What you are asked to do: Go through the entries below and print each one exactly, leaving out pictures.

Stored data:
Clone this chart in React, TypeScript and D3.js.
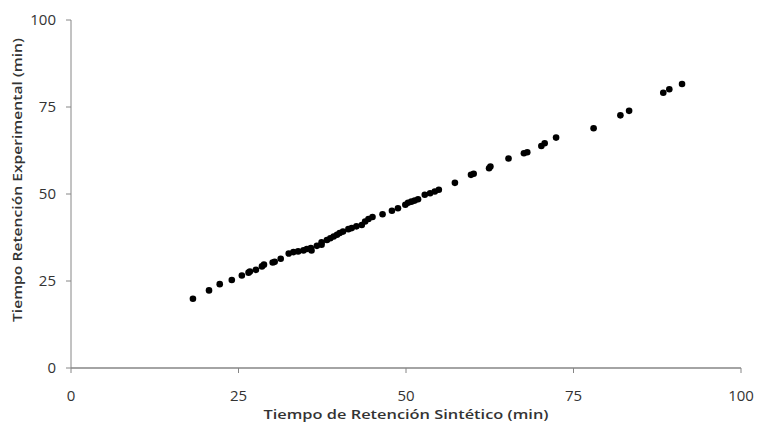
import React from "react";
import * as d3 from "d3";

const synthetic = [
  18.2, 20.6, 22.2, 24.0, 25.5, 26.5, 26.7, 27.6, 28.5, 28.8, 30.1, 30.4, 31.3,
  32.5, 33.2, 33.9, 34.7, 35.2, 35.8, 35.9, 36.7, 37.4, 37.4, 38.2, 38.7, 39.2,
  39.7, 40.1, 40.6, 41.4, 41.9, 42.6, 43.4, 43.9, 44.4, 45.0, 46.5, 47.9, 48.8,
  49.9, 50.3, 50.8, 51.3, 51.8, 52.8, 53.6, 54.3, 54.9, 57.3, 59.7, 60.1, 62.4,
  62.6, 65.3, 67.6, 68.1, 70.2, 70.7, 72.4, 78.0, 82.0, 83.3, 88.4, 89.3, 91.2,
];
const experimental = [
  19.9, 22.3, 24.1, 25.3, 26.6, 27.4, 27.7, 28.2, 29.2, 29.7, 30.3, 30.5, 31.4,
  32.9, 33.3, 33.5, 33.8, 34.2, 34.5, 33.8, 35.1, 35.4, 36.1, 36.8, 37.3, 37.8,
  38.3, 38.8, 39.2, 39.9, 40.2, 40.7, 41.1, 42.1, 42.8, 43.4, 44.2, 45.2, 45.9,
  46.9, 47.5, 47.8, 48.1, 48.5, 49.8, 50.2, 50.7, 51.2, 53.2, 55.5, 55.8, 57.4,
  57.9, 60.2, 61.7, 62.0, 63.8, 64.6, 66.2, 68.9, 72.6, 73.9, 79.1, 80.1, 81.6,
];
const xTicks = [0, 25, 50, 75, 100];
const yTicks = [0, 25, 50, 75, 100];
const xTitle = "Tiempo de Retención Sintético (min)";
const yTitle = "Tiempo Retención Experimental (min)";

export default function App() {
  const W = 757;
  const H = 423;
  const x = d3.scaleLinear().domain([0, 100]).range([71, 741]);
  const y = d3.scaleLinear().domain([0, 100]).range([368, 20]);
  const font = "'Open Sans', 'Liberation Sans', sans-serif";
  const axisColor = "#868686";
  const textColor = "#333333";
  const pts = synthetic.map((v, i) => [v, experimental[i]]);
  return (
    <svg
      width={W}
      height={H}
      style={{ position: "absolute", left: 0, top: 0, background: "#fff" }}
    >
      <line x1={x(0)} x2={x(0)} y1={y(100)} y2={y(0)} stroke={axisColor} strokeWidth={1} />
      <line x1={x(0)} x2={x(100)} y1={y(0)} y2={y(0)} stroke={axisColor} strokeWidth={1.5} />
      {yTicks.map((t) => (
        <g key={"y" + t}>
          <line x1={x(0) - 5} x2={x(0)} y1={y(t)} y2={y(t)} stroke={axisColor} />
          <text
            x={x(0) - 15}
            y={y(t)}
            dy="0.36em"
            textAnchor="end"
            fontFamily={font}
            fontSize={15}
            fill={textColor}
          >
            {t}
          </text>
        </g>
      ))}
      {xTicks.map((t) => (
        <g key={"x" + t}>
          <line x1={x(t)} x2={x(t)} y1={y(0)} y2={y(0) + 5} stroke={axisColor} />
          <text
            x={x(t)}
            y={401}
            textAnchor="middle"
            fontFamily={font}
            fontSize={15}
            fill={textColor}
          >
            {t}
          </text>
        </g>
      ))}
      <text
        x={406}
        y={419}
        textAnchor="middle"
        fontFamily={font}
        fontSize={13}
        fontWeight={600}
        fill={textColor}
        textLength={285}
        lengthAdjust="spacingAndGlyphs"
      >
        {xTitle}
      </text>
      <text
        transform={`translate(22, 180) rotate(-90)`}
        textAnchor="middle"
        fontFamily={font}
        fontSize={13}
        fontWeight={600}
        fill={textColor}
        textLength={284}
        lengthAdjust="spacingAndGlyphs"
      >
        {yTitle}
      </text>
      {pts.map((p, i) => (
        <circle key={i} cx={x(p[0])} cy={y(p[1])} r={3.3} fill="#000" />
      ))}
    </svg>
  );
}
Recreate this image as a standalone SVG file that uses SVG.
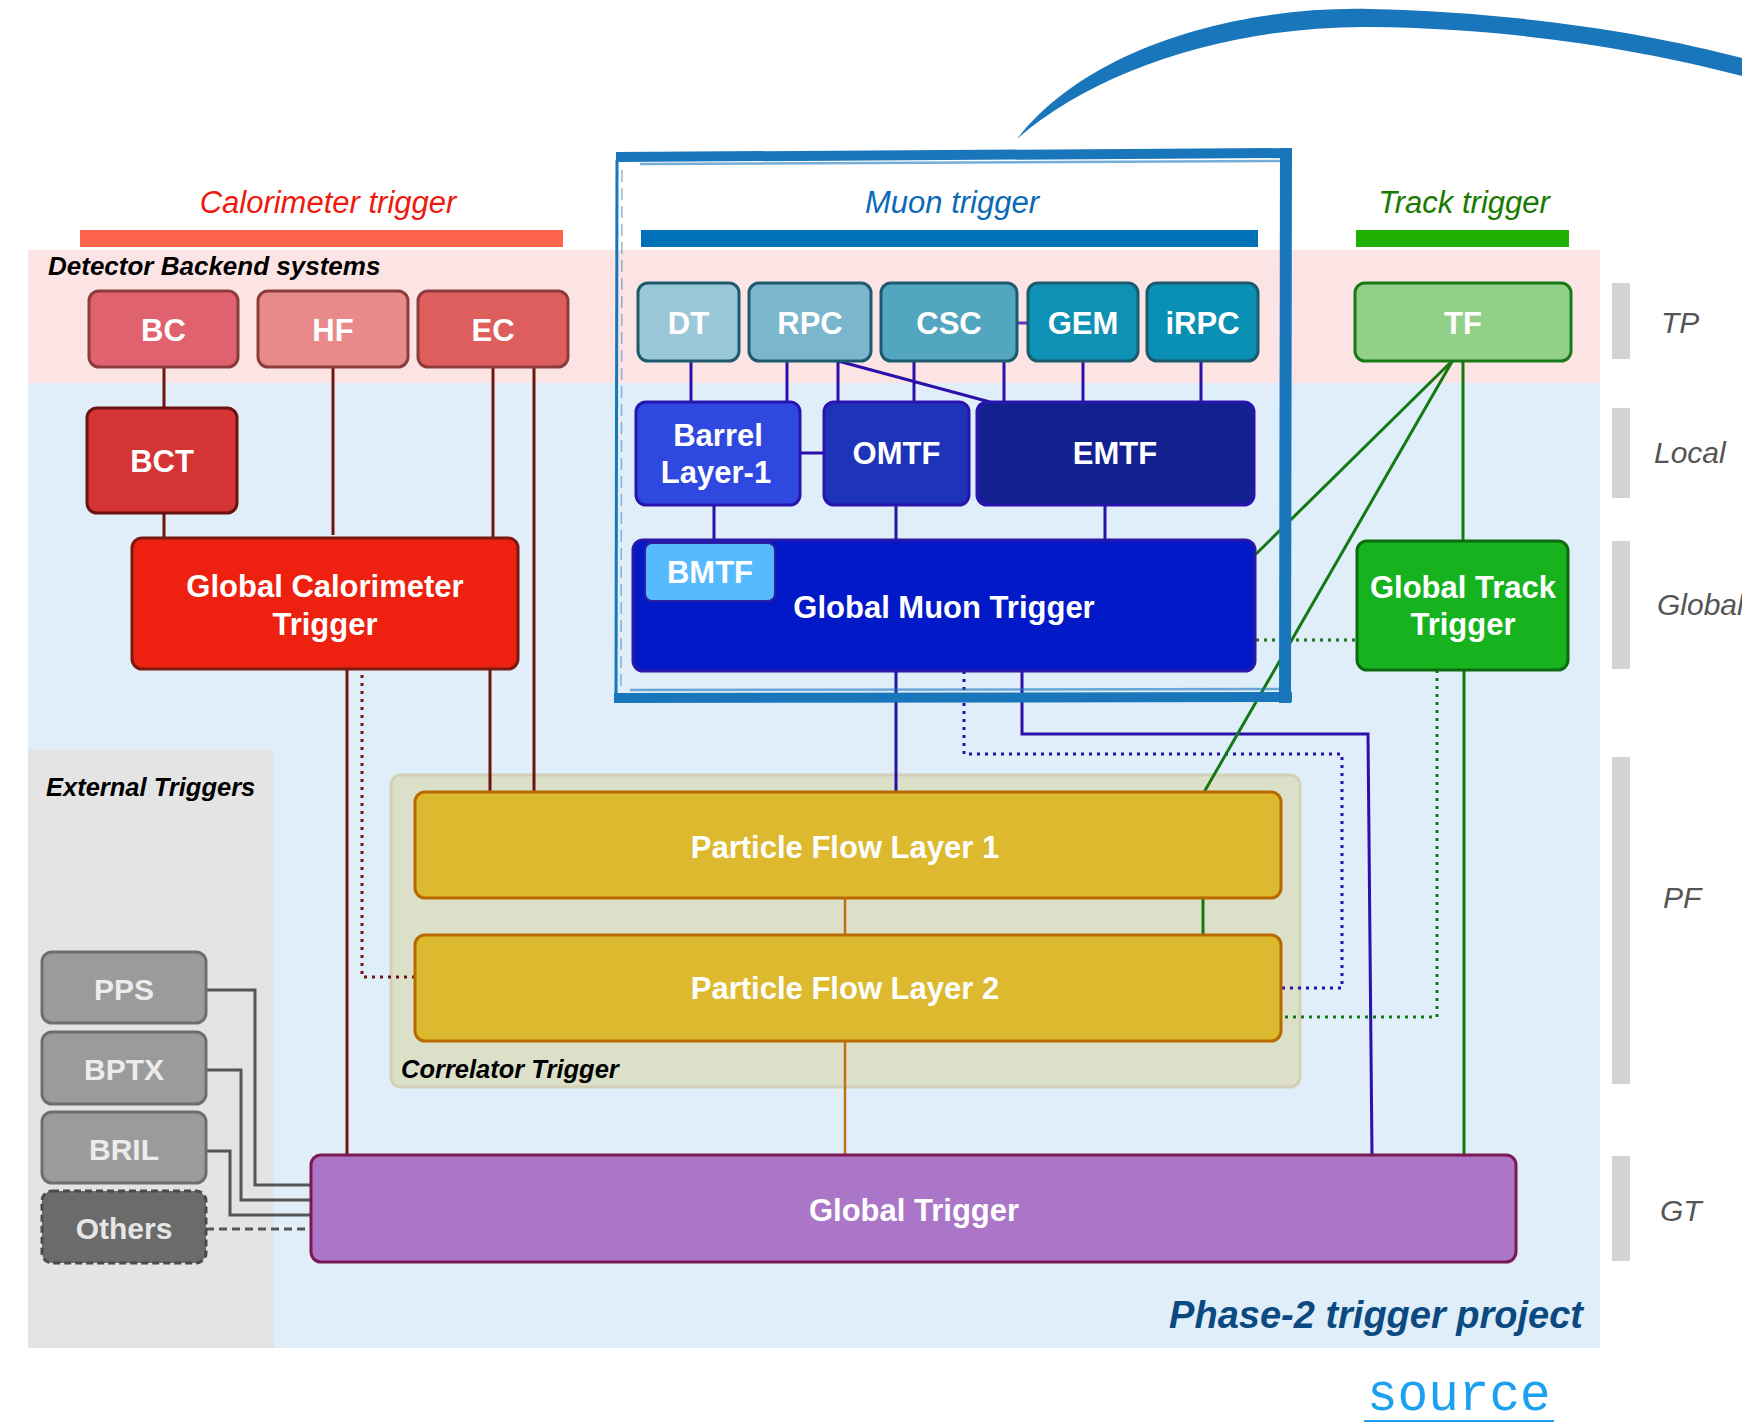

Response below:
Clone this chart in React, TypeScript and D3.js.
import React from "react";
import * as d3 from "d3";

const synthetic = [
  18.2, 20.6, 22.2, 24.0, 25.5, 26.5, 26.7, 27.6, 28.5, 28.8, 30.1, 30.4, 31.3,
  32.5, 33.2, 33.9, 34.7, 35.2, 35.8, 35.9, 36.7, 37.4, 37.4, 38.2, 38.7, 39.2,
  39.7, 40.1, 40.6, 41.4, 41.9, 42.6, 43.4, 43.9, 44.4, 45.0, 46.5, 47.9, 48.8,
  49.9, 50.3, 50.8, 51.3, 51.8, 52.8, 53.6, 54.3, 54.9, 57.3, 59.7, 60.1, 62.4,
  62.6, 65.3, 67.6, 68.1, 70.2, 70.7, 72.4, 78.0, 82.0, 83.3, 88.4, 89.3, 91.2,
];
const experimental = [
  19.9, 22.3, 24.1, 25.3, 26.6, 27.4, 27.7, 28.2, 29.2, 29.7, 30.3, 30.5, 31.4,
  32.9, 33.3, 33.5, 33.8, 34.2, 34.5, 33.8, 35.1, 35.4, 36.1, 36.8, 37.3, 37.8,
  38.3, 38.8, 39.2, 39.9, 40.2, 40.7, 41.1, 42.1, 42.8, 43.4, 44.2, 45.2, 45.9,
  46.9, 47.5, 47.8, 48.1, 48.5, 49.8, 50.2, 50.7, 51.2, 53.2, 55.5, 55.8, 57.4,
  57.9, 60.2, 61.7, 62.0, 63.8, 64.6, 66.2, 68.9, 72.6, 73.9, 79.1, 80.1, 81.6,
];
const xTicks = [0, 25, 50, 75, 100];
const yTicks = [0, 25, 50, 75, 100];
const xTitle = "Tiempo de Retención Sintético (min)";
const yTitle = "Tiempo Retención Experimental (min)";

export default function App() {
  const W = 757;
  const H = 423;
  const x = d3.scaleLinear().domain([0, 100]).range([71, 741]);
  const y = d3.scaleLinear().domain([0, 100]).range([368, 20]);
  const font = "'Open Sans', 'Liberation Sans', sans-serif";
  const axisColor = "#868686";
  const textColor = "#333333";
  const pts = synthetic.map((v, i) => [v, experimental[i]]);
  return (
    <svg
      width={W}
      height={H}
      style={{ position: "absolute", left: 0, top: 0, background: "#fff" }}
    >
      <line x1={x(0)} x2={x(0)} y1={y(100)} y2={y(0)} stroke={axisColor} strokeWidth={1} />
      <line x1={x(0)} x2={x(100)} y1={y(0)} y2={y(0)} stroke={axisColor} strokeWidth={1.5} />
      {yTicks.map((t) => (
        <g key={"y" + t}>
          <line x1={x(0) - 5} x2={x(0)} y1={y(t)} y2={y(t)} stroke={axisColor} />
          <text
            x={x(0) - 15}
            y={y(t)}
            dy="0.36em"
            textAnchor="end"
            fontFamily={font}
            fontSize={15}
            fill={textColor}
          >
            {t}
          </text>
        </g>
      ))}
      {xTicks.map((t) => (
        <g key={"x" + t}>
          <line x1={x(t)} x2={x(t)} y1={y(0)} y2={y(0) + 5} stroke={axisColor} />
          <text
            x={x(t)}
            y={401}
            textAnchor="middle"
            fontFamily={font}
            fontSize={15}
            fill={textColor}
          >
            {t}
          </text>
        </g>
      ))}
      <text
        x={406}
        y={419}
        textAnchor="middle"
        fontFamily={font}
        fontSize={13}
        fontWeight={600}
        fill={textColor}
        textLength={285}
        lengthAdjust="spacingAndGlyphs"
      >
        {xTitle}
      </text>
      <text
        transform={`translate(22, 180) rotate(-90)`}
        textAnchor="middle"
        fontFamily={font}
        fontSize={13}
        fontWeight={600}
        fill={textColor}
        textLength={284}
        lengthAdjust="spacingAndGlyphs"
      >
        {yTitle}
      </text>
      {pts.map((p, i) => (
        <circle key={i} cx={x(p[0])} cy={y(p[1])} r={3.3} fill="#000" />
      ))}
    </svg>
  );
}
Recreate this image as a standalone SVG file that uses SVG.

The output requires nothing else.